Nodes

Nodes

In Drupal, the core building block of your website’s content is the node. A node is any individual piece of standalone content—a staff profile, news story, or “About us” page are all nodes under the hood. When you click + Add content and save, you create a new node.

Each node receives a unique, permanent Node ID (NID) (for example, 402). The NID stays the same if you change the title, URL alias, or menu placement.

Anatomy of a node

Every node has base metadata and fields defined by its content type.

Base metadata (system information)

Drupal tracks these properties automatically:

  • Author — NetID of the user who created the node

  • Authored on — Date and time the node was created

  • Published status — Published or Unpublished; see Publishing & Unpublishing

  • Revisions — History of saves; see Revisions

Fields and content types

Fields are where you enter data. A content type is a pre-configured set of fields/paragraphs. Examples on our sites:

  • News — Title, publication date, bylines, body text, and related fields

  • Event — Title, dates, location, address, and event-specific Paragraphs

  • People — Name, contact information, profile picture, department, and directory taxonomy

  • Page — Title and various Paragraphs for modular layout blocks

Content types simplify management, sorting, and use in Views. See Content Overview.

What is not a node?

  • Paragraphs — Text blocks, slideshows, and accordions inside a Page; they exist only when attached to a parent node.

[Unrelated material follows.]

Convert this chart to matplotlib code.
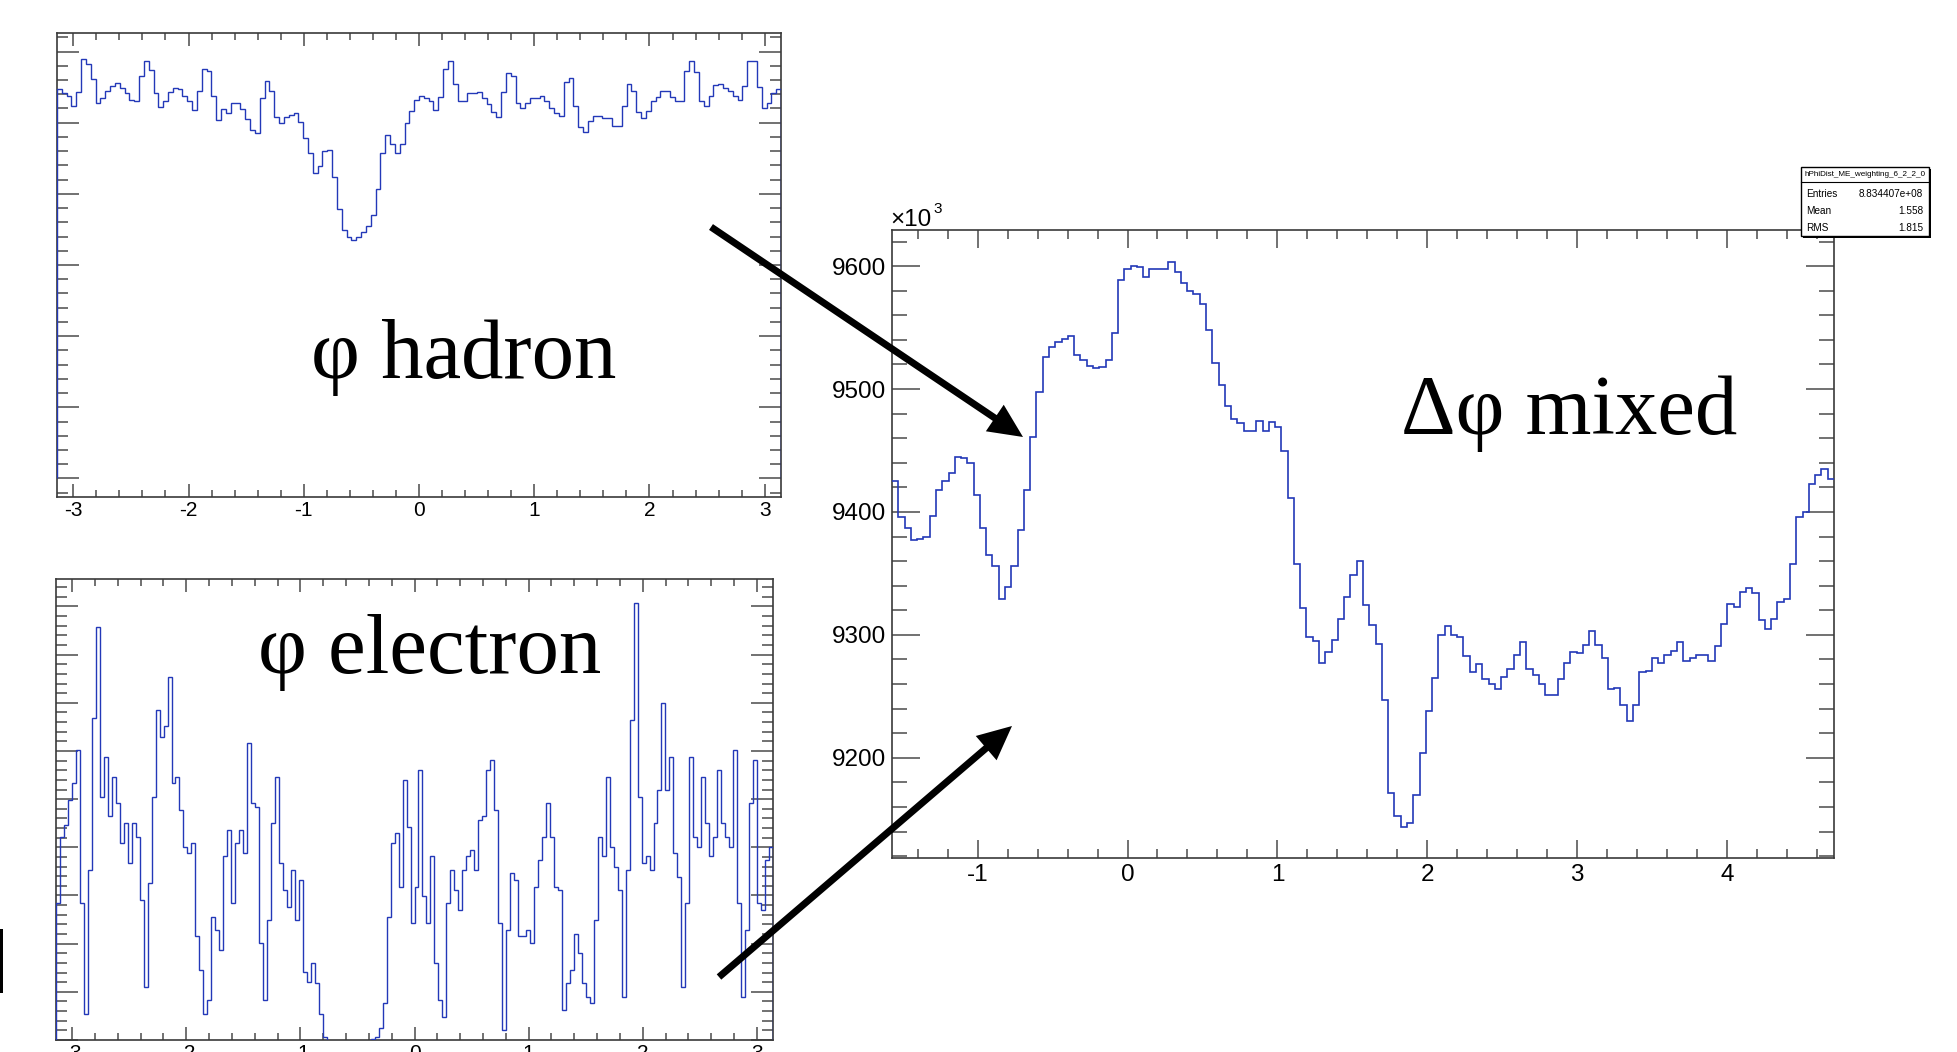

  • Media assets — Images, PDFs, and videos in the Media Library; nodes reference them.

  • Taxonomy terms — Tags such as “Academic” or “Research” used to sort content; not standalone pages.

Key takeaways for editors

  • Linking internal nodes: Use the link autocomplete to connect to another node or media item instead of pasting a full browser URL. Drupal updates the link when the destination moves. See Linking.

  • Deletion is permanent: Deleting a node removes its ID and attached Paragraph data. To hide content while keeping your work, set the node to Unpublished instead.